Lautenberg, in a statement, said that Bush "needs to explain to the American people why his administration let this plane leave." White House spokesman Sean McCormack said the contentions that the flight should not have been allowed to leave have been "debunked by the facts."

Ron Ryan of Ryan International said yesterday that he is "quite confident" that the Saudi Embassy arranged the flight through a Ryan partner called Sport-Hawk. He said the bin Ladens "were quite concerned for their safety," which alarmed the crew. "The Saudi Embassy offered to pay more money if our crew had a concern," he said.

But he said all were reassured because "the FBI and Secret Service were heavily involved. They were in abundance every place we were."

The commission staff reported that each of the Saudi flights "was investigated by the FBI and dealt with in a professional manner prior to its departure." The staff said that 22 people on the bin Laden flight were interviewed by the FBI and that the FBI checked databases for information on the passengers. The commission said none of the passengers was on the terrorist watch list.

The flight manifest lists 13 people with the bin Laden surname and others with Brazilian, British, Indonesian and Yemeni passports. Passenger Omar Awad bin Laden had lived with Abdullah bin Laden, a nephew of Osama bin Laden who was involved in forming the U.S. branch of the World Assembly of Muslim Youth in Alexandria. Federal agents raided the office this spring in connection with a terrorism-related investigation. The FBI has described the group as a "suspected terrorist organization."

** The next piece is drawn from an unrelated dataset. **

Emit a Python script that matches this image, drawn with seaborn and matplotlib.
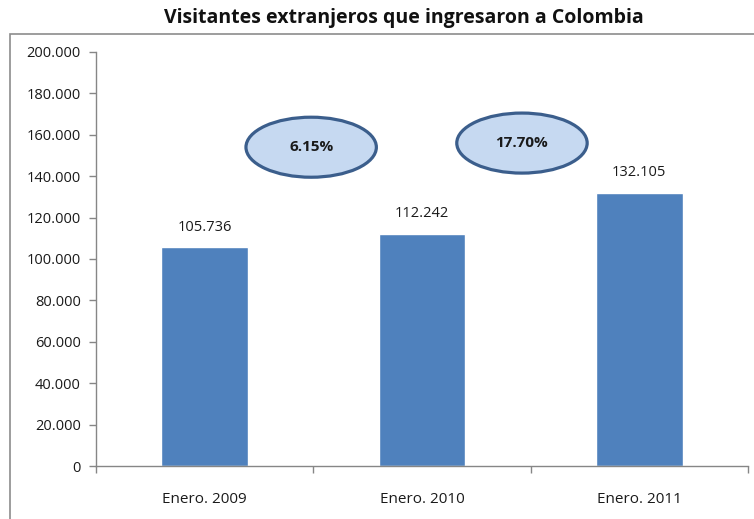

Among the other passengers was Shafig bin Laden, a half brother of Osama bin Laden who was reportedly attending the annual investor conference of the Carlyle Group, a politically connected investment company in Washington, on Sept. 11, 2001. Also on board was Akberali Moawalla, an official with the investment company run by Yeslam bin Laden, another of Osama bin Laden's half brothers. Records show that a passenger, Kholoud Kurdi, lived in Northern Virginia with a bin Laden relative.

The bin Laden flight has received fresh publicity because it was a topic in Michael Moore's anti-Bush documentary, "Fahrenheit 9/11."